After this, I was directed down stairs where a representative from Lheraud (in Cognac) was opening up some old bottles.
Cognac Petite Champagne 30 year old blend
Spicy nose, very fine. Round palate, dry and long. The approachable style of a blended Cognac.
Cognac Grande Champagne 1969
Very powerful and fine nose. Elegant palate, controlled power.
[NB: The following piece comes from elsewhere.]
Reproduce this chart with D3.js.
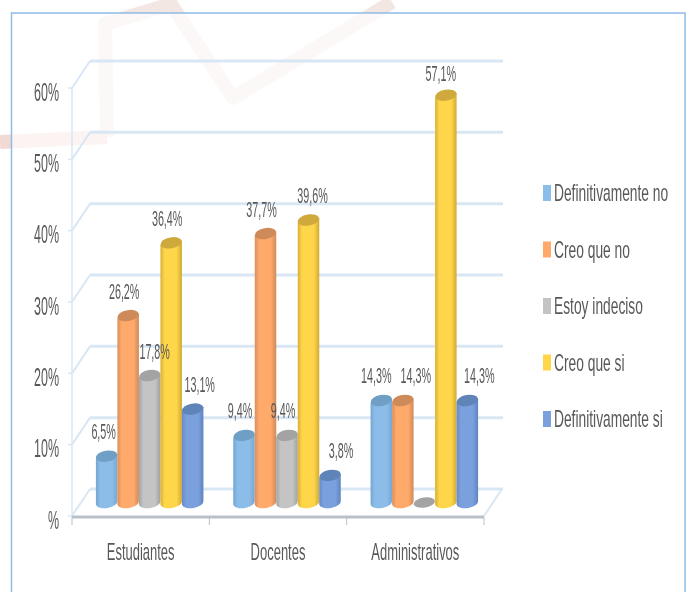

Cognac Petite Champagne 1973
Very oaky and strong, phenolic palate. Lacks the elegance of the previous Cognac.
Cognac Fine Bois 1978
Deliciously pure and refined nose, round on the mouth with a nutty finish.
Cognac Borderies 1975
Quite volatile, barely restrained power.
Bas Armagnac 1988
Very oaky but round, harmonious palate.
Bas Armagnac 1978
Elegant style, powerful but refined. Impressive.
Bas Armagnac 1968
More integrated, showing complexity I haven’t seen on brandy before, almond, spice, leather, hemp.
Vieil Armagnac 1958
Very supple and pure, harmonious. Beginning to look more like aged whiskey.
Vieil Armagnac 1948
Very fine, pure aromas, complex but subtle. Long powerful finish in the mouth.
Vieil Armagnac 1918
Beyond brandy, not much volatility, lots of aroma: straw, hemp, cedar, five spice. The palate is round, rich, pleasant. You don’t want the taste to end. Unfortunately, at 1200 euros per bottle, I doubt I’ll be having another taste.